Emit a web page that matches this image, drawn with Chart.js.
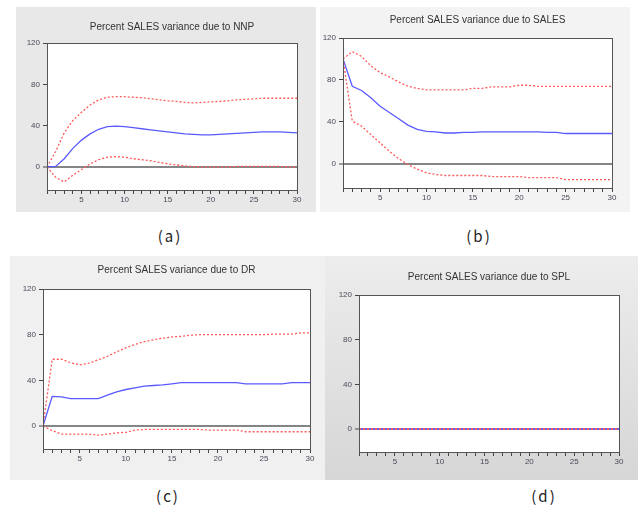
---
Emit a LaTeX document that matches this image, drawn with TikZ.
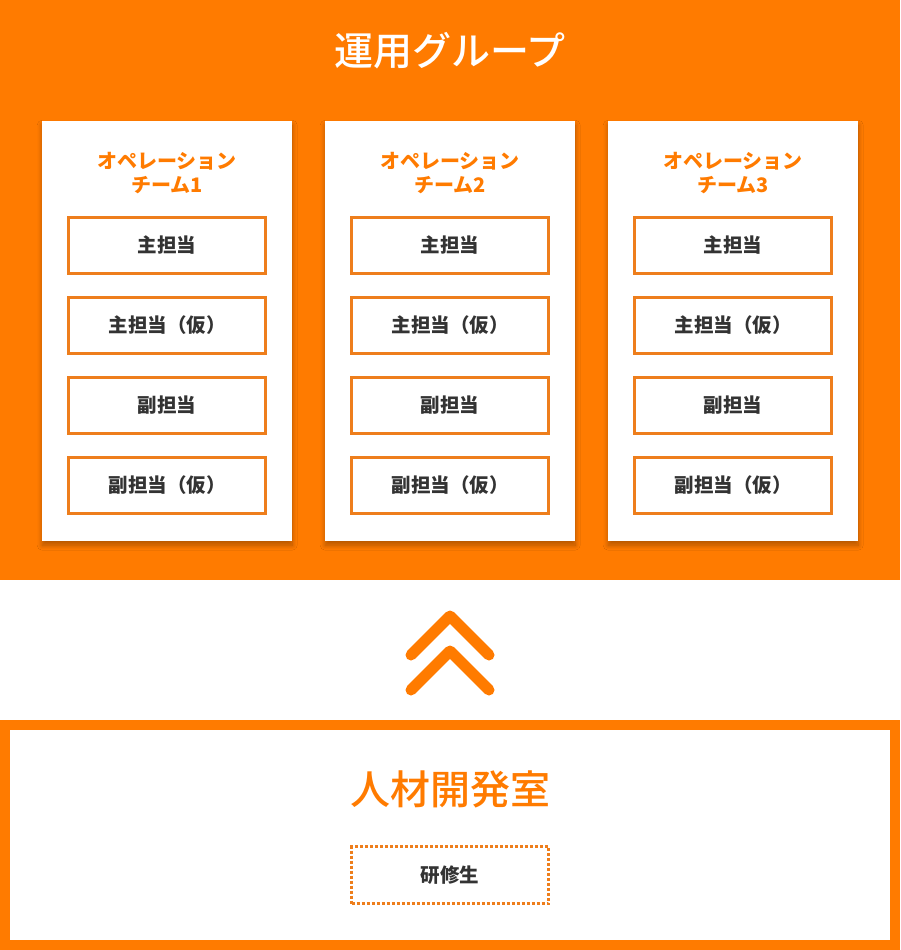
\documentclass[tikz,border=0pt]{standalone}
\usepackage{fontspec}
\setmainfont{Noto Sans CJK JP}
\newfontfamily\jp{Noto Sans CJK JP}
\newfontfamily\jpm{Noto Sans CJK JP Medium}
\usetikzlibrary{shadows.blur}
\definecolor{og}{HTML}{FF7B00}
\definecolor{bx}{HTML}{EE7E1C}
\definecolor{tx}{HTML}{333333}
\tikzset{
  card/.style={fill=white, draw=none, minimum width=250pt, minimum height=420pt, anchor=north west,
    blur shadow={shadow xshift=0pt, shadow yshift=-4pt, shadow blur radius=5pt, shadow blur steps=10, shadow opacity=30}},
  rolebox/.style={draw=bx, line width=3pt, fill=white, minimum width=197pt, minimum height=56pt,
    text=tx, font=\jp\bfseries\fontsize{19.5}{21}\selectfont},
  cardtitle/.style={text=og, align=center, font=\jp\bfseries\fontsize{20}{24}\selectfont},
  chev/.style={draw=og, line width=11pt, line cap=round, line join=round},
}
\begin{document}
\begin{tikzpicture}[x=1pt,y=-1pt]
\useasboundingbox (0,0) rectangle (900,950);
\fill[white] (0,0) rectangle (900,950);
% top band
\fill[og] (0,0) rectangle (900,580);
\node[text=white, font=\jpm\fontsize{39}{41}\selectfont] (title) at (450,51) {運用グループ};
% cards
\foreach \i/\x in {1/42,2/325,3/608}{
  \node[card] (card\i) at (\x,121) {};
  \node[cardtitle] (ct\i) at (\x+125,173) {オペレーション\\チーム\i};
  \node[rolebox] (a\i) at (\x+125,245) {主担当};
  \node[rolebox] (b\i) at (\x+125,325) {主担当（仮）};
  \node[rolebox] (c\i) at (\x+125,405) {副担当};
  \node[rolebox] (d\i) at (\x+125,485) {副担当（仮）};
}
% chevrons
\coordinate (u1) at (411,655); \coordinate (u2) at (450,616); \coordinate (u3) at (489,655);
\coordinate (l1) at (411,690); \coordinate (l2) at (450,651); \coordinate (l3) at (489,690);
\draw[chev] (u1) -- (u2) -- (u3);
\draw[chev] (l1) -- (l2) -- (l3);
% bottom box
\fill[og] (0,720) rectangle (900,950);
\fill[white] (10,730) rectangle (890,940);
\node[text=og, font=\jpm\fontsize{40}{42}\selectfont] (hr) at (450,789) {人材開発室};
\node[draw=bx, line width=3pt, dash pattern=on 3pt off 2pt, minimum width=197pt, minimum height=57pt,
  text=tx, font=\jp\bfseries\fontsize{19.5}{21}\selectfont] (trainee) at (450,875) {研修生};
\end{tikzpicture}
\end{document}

§ Work to complete
Go through the records and pull out each line that includes the word "this".

§ The completed task
Emit a web page that matches this image, drawn with Chart.js.
Emit a LaTeX document that matches this image, drawn with TikZ.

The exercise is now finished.